■ **Provided data**
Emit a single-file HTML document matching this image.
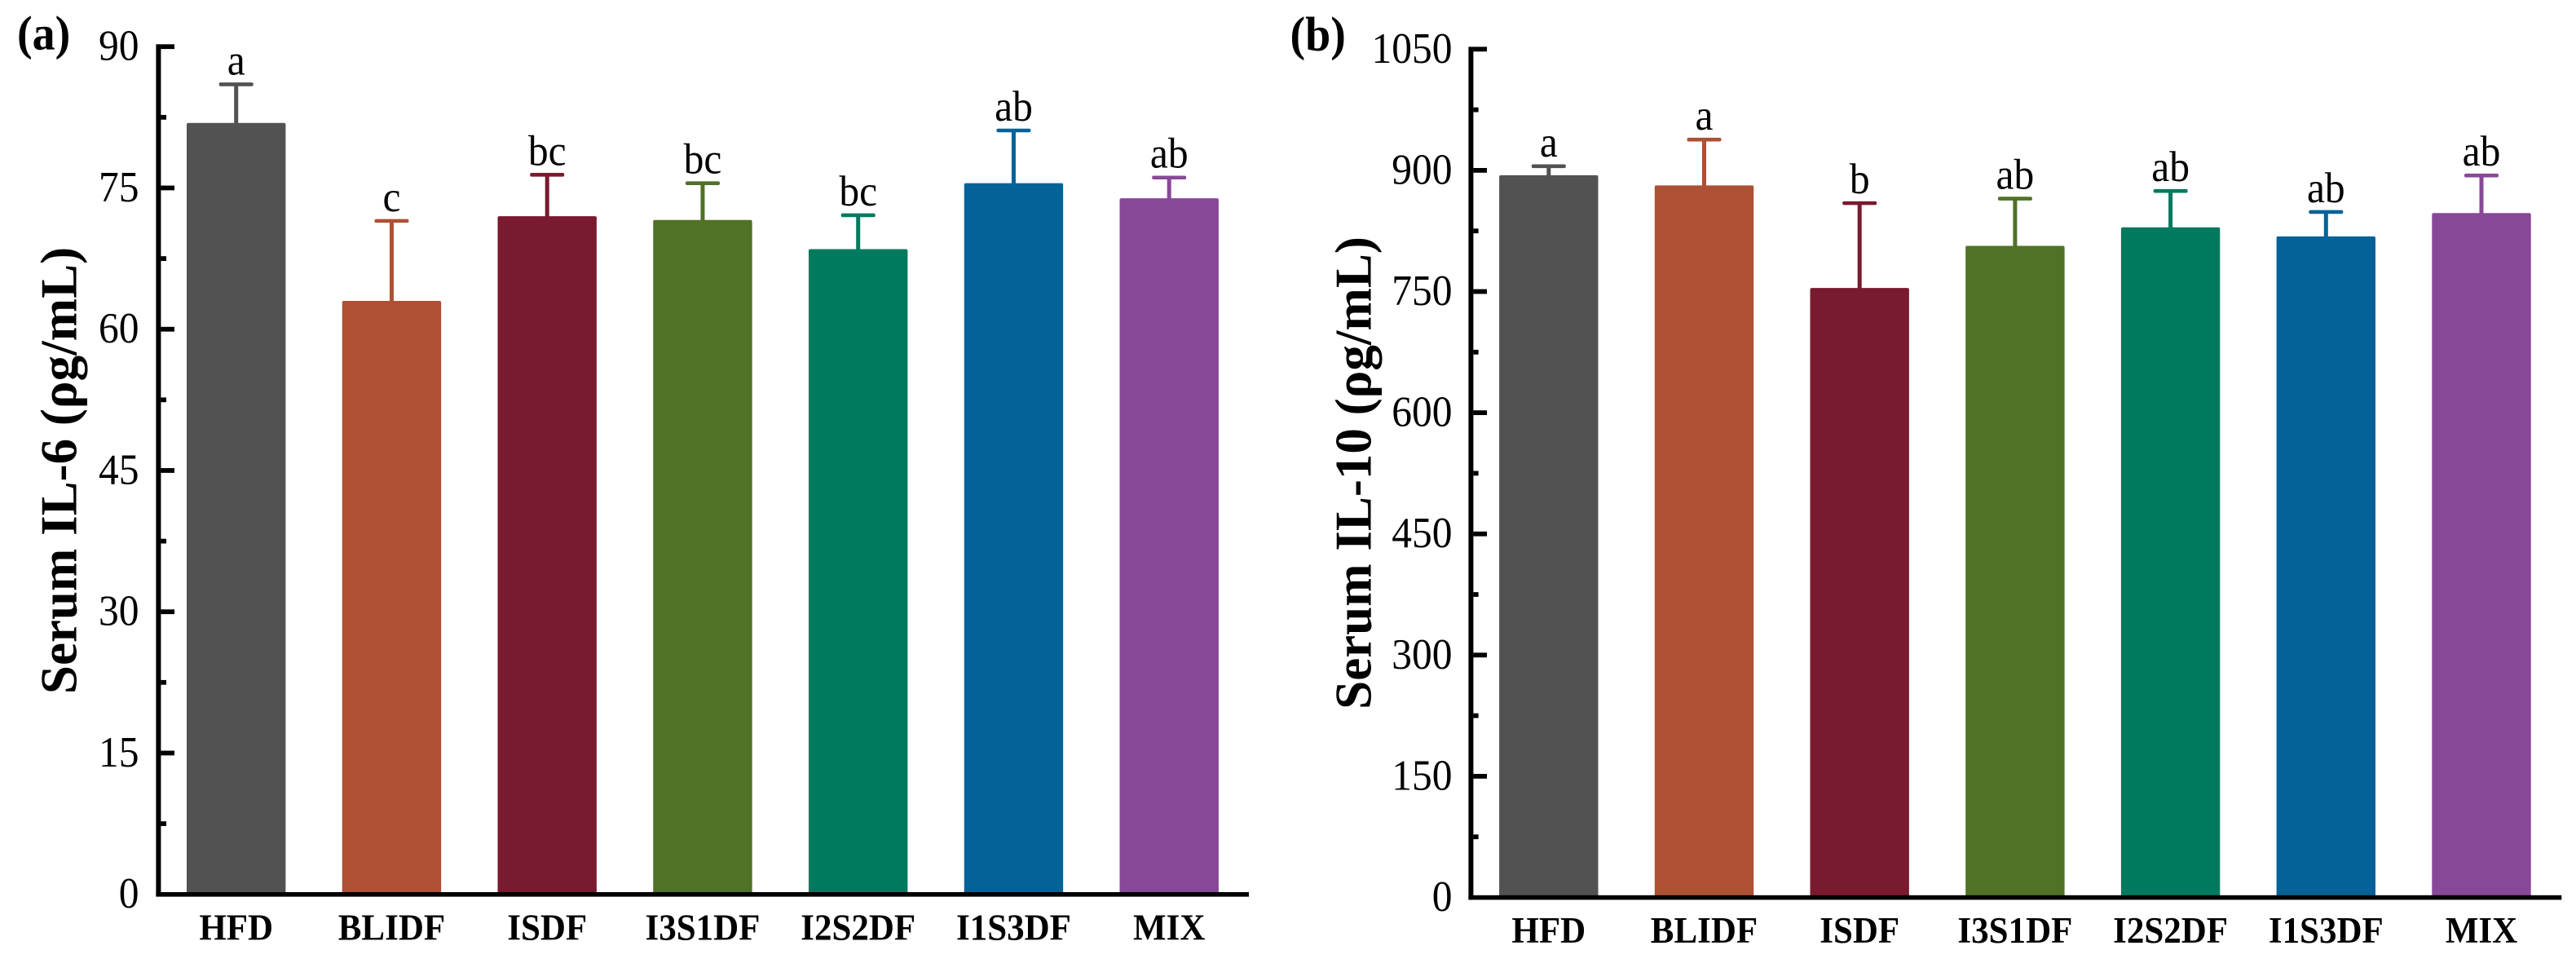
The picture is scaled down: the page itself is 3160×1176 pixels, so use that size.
<!DOCTYPE html>
<html lang="en">
<head>
<meta charset="utf-8">
<title>Serum IL-6 and IL-10</title>
<style>
html,body{margin:0;padding:0;background:#fff;}
body{width:3160px;height:1176px;overflow:hidden;}
svg{display:block;}
text{font-family:"Liberation Serif",serif;fill:#000;}
</style>
</head>
<body>
<svg id="figure" xmlns="http://www.w3.org/2000/svg" width="3160" height="1176" viewBox="0 0 3160 1176">
  <rect width="3160" height="1176" fill="#ffffff"/>
</svg>
<script>
const categories = ['HFD', 'BLIDF', 'ISDF', 'I3S1DF', 'I2S2DF', 'I1S3DF', 'MIX'];

const il6Means = [81.9, 63.0, 72.0, 71.6, 68.5, 75.5, 73.9];
const il6Errors = [4.1, 8.5, 4.4, 3.9, 3.6, 5.6, 2.2];
const il6Letters = ['a', 'c', 'bc', 'bc', 'bc', 'ab', 'ab'];
const il6Ticks = [0, 15, 30, 45, 60, 75, 90];

const il10Means = [894, 881.3, 754.4, 806.5, 829.5, 818.2, 847.2];
const il10Errors = [11.1, 56.8, 105, 58.5, 45, 30.3, 46.5];
const il10Letters = ['a', 'a', 'b', 'ab', 'ab', 'ab', 'ab'];
const il10Ticks = [0, 150, 300, 450, 600, 750, 900, 1050];

const barColors = ['#525252', '#ad5033', '#7a1a2e', '#4f7226', '#007a5e', '#056298', '#884898'];

const NS = 'http://www.w3.org/2000/svg';
const figure = document.getElementById('figure');

function make(tag, parent, attrs, text) {
  const el = document.createElementNS(NS, tag);
  for (const k in attrs) el.setAttribute(k, attrs[k]);
  if (text !== undefined) el.textContent = text;
  parent.appendChild(el);
  return el;
}

function placed(px, py, sy) {
  return 'translate(' + px + ' ' + py + ') scale(1 ' + sy + ')';
}

function drawPanel(p) {
  const group = make('g', figure, {});
  
  

  const domainMax = p.ticks[p.ticks.length - 1];
  const y = v => p.y0 - (v / domainMax) * (p.y0 - p.yTop);
  const x = i => p.firstCenter + i * p.step;

  // bars and error bars
  categories.forEach((name, i) => {
    const top = y(p.means[i]);
    const errTop = y(p.means[i] + p.errors[i]);
    const color = barColors[i];

    const stem = make('rect', group, {x: x(i) - 2.5, y: errTop, width: 5, height: top - errTop + 1, fill: color});
    
    

    const cap = make('rect', group, {x: x(i) - 21, y: errTop - 2.3, width: 42, height: 4.6, rx: 2, fill: color});
    
    

    const bar = make('path', group, {
      d: 'M' + (x(i) - 60.7) + ' ' + p.y0 + 'V' + (top + 2) + 'Q' + (x(i) - 60.7) + ' ' + top + ' ' + (x(i) - 58.7) + ' ' + top +
         'H' + (x(i) + 58.7) + 'Q' + (x(i) + 60.7) + ' ' + top + ' ' + (x(i) + 60.7) + ' ' + (top + 2) + 'V' + p.y0 + 'Z',
      fill: color
    });
    
    

    const letter = make('text', group, {transform: placed(x(i), errTop - 12, 1.08), 'font-size': 49.5, 'text-anchor': 'middle'}, p.letters[i]);
    
    

    const catLabel = make('text', group, {transform: placed(x(i), p.catBaseline, 1.05), 'font-size': 43, 'font-weight': 700, 'text-anchor': 'middle'}, name);
    
    
  });

  // y axis ticks
  p.ticks.forEach((t, i) => {
    if (t !== 0) {
      const tick = make('rect', group, {x: p.axisX, y: y(t) - 2.9, width: p.majorEnd - p.axisX, height: 5.8, fill: '#000'});
      
      
    }
    if (i < p.ticks.length - 1) {
      const mid = (t + p.ticks[i + 1]) / 2;
      const minor = make('rect', group, {x: p.axisX, y: y(mid) - 2.9, width: p.minorEnd - p.axisX, height: 5.8, fill: '#000'});
      
      
    }
    const label = make('text', group, {transform: placed(p.labelRight, y(t) + 16.5, 1.07), 'font-size': 49.5, 'text-anchor': 'end'}, String(t));
    
    
  });

  // axis lines
  const yAxis = make('rect', group, {x: p.axisX - 6, y: y(domainMax) - 2.9, width: 6, height: p.y0 - y(domainMax) + 5.6, fill: '#000'});
  
  

  const xAxis = make('rect', group, {x: p.axisX - 6, y: p.y0 - 2.7, width: p.xEnd - p.axisX + 6, height: 5.6, fill: '#000'});
  
  

  // axis title
  const title = make('text', group, {
    x: 0, y: 0, 'font-size': 63, 'font-weight': 700, 'text-anchor': 'middle',
    transform: 'translate(' + p.titleX + ' ' + p.titleY + ') rotate(-90)'
  }, p.title);
  
  

  // panel letter
  const tag = make('text', group, {transform: placed(p.tagX, p.tagY, 1.05), 'font-size': 56, 'font-weight': 700}, p.tag);
  
  
}

drawPanel({
  id: 'il6', title: 'Serum IL-6 (\u03c1g/mL)', tag: '(a)',
  means: il6Means, errors: il6Errors, letters: il6Letters, ticks: il6Ticks,
  axisX: 197.4, y0: 1096.7, yTop: 57.2, xEnd: 1532, majorEnd: 214, minorEnd: 204,
  firstCenter: 289.7, step: 190.75, labelRight: 170.5, catBaseline: 1152.7,
  titleX: 93.3, titleY: 577, tagX: 21, tagY: 60.5
});

drawPanel({
  id: 'il10', title: 'Serum IL-10 (\u03c1g/mL)', tag: '(b)',
  means: il10Means, errors: il10Errors, letters: il10Letters, ticks: il10Ticks,
  axisX: 1807.4, y0: 1100.5, yTop: 60.3, xEnd: 3142.3, majorEnd: 1824, minorEnd: 1813.6,
  firstCenter: 1899.8, step: 190.7, labelRight: 1781.5, catBaseline: 1156,
  titleX: 1681.7, titleY: 580, tagX: 1582.5, tagY: 61.7
});
</script>
</body>
</html>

■ **Problem details**
Reproduce all of the material above word for word. Omit the pictures.

■ **Complete response**
Emit a single-file HTML document matching this image.
The picture is scaled down: the page itself is 3160×1176 pixels, so use that size.
<!DOCTYPE html>
<html lang="en">
<head>
<meta charset="utf-8">
<title>Serum IL-6 and IL-10</title>
<style>
html,body{margin:0;padding:0;background:#fff;}
body{width:3160px;height:1176px;overflow:hidden;}
svg{display:block;}
text{font-family:"Liberation Serif",serif;fill:#000;}
</style>
</head>
<body>
<svg id="figure" xmlns="http://www.w3.org/2000/svg" width="3160" height="1176" viewBox="0 0 3160 1176">
  <rect width="3160" height="1176" fill="#ffffff"/>
</svg>
<script>
const categories = ['HFD', 'BLIDF', 'ISDF', 'I3S1DF', 'I2S2DF', 'I1S3DF', 'MIX'];

const il6Means = [81.9, 63.0, 72.0, 71.6, 68.5, 75.5, 73.9];
const il6Errors = [4.1, 8.5, 4.4, 3.9, 3.6, 5.6, 2.2];
const il6Letters = ['a', 'c', 'bc', 'bc', 'bc', 'ab', 'ab'];
const il6Ticks = [0, 15, 30, 45, 60, 75, 90];

const il10Means = [894, 881.3, 754.4, 806.5, 829.5, 818.2, 847.2];
const il10Errors = [11.1, 56.8, 105, 58.5, 45, 30.3, 46.5];
const il10Letters = ['a', 'a', 'b', 'ab', 'ab', 'ab', 'ab'];
const il10Ticks = [0, 150, 300, 450, 600, 750, 900, 1050];

const barColors = ['#525252', '#ad5033', '#7a1a2e', '#4f7226', '#007a5e', '#056298', '#884898'];

const NS = 'http://www.w3.org/2000/svg';
const figure = document.getElementById('figure');

function make(tag, parent, attrs, text) {
  const el = document.createElementNS(NS, tag);
  for (const k in attrs) el.setAttribute(k, attrs[k]);
  if (text !== undefined) el.textContent = text;
  parent.appendChild(el);
  return el;
}

function placed(px, py, sy) {
  return 'translate(' + px + ' ' + py + ') scale(1 ' + sy + ')';
}

function drawPanel(p) {
  const group = make('g', figure, {});
  
  

  const domainMax = p.ticks[p.ticks.length - 1];
  const y = v => p.y0 - (v / domainMax) * (p.y0 - p.yTop);
  const x = i => p.firstCenter + i * p.step;

  // bars and error bars
  categories.forEach((name, i) => {
    const top = y(p.means[i]);
    const errTop = y(p.means[i] + p.errors[i]);
    const color = barColors[i];

    const stem = make('rect', group, {x: x(i) - 2.5, y: errTop, width: 5, height: top - errTop + 1, fill: color});
    
    

    const cap = make('rect', group, {x: x(i) - 21, y: errTop - 2.3, width: 42, height: 4.6, rx: 2, fill: color});
    
    

    const bar = make('path', group, {
      d: 'M' + (x(i) - 60.7) + ' ' + p.y0 + 'V' + (top + 2) + 'Q' + (x(i) - 60.7) + ' ' + top + ' ' + (x(i) - 58.7) + ' ' + top +
         'H' + (x(i) + 58.7) + 'Q' + (x(i) + 60.7) + ' ' + top + ' ' + (x(i) + 60.7) + ' ' + (top + 2) + 'V' + p.y0 + 'Z',
      fill: color
    });
    
    

    const letter = make('text', group, {transform: placed(x(i), errTop - 12, 1.08), 'font-size': 49.5, 'text-anchor': 'middle'}, p.letters[i]);
    
    

    const catLabel = make('text', group, {transform: placed(x(i), p.catBaseline, 1.05), 'font-size': 43, 'font-weight': 700, 'text-anchor': 'middle'}, name);
    
    
  });

  // y axis ticks
  p.ticks.forEach((t, i) => {
    if (t !== 0) {
      const tick = make('rect', group, {x: p.axisX, y: y(t) - 2.9, width: p.majorEnd - p.axisX, height: 5.8, fill: '#000'});
      
      
    }
    if (i < p.ticks.length - 1) {
      const mid = (t + p.ticks[i + 1]) / 2;
      const minor = make('rect', group, {x: p.axisX, y: y(mid) - 2.9, width: p.minorEnd - p.axisX, height: 5.8, fill: '#000'});
      
      
    }
    const label = make('text', group, {transform: placed(p.labelRight, y(t) + 16.5, 1.07), 'font-size': 49.5, 'text-anchor': 'end'}, String(t));
    
    
  });

  // axis lines
  const yAxis = make('rect', group, {x: p.axisX - 6, y: y(domainMax) - 2.9, width: 6, height: p.y0 - y(domainMax) + 5.6, fill: '#000'});
  
  

  const xAxis = make('rect', group, {x: p.axisX - 6, y: p.y0 - 2.7, width: p.xEnd - p.axisX + 6, height: 5.6, fill: '#000'});
  
  

  // axis title
  const title = make('text', group, {
    x: 0, y: 0, 'font-size': 63, 'font-weight': 700, 'text-anchor': 'middle',
    transform: 'translate(' + p.titleX + ' ' + p.titleY + ') rotate(-90)'
  }, p.title);
  
  

  // panel letter
  const tag = make('text', group, {transform: placed(p.tagX, p.tagY, 1.05), 'font-size': 56, 'font-weight': 700}, p.tag);
  
  
}

drawPanel({
  id: 'il6', title: 'Serum IL-6 (\u03c1g/mL)', tag: '(a)',
  means: il6Means, errors: il6Errors, letters: il6Letters, ticks: il6Ticks,
  axisX: 197.4, y0: 1096.7, yTop: 57.2, xEnd: 1532, majorEnd: 214, minorEnd: 204,
  firstCenter: 289.7, step: 190.75, labelRight: 170.5, catBaseline: 1152.7,
  titleX: 93.3, titleY: 577, tagX: 21, tagY: 60.5
});

drawPanel({
  id: 'il10', title: 'Serum IL-10 (\u03c1g/mL)', tag: '(b)',
  means: il10Means, errors: il10Errors, letters: il10Letters, ticks: il10Ticks,
  axisX: 1807.4, y0: 1100.5, yTop: 60.3, xEnd: 3142.3, majorEnd: 1824, minorEnd: 1813.6,
  firstCenter: 1899.8, step: 190.7, labelRight: 1781.5, catBaseline: 1156,
  titleX: 1681.7, titleY: 580, tagX: 1582.5, tagY: 61.7
});
</script>
</body>
</html>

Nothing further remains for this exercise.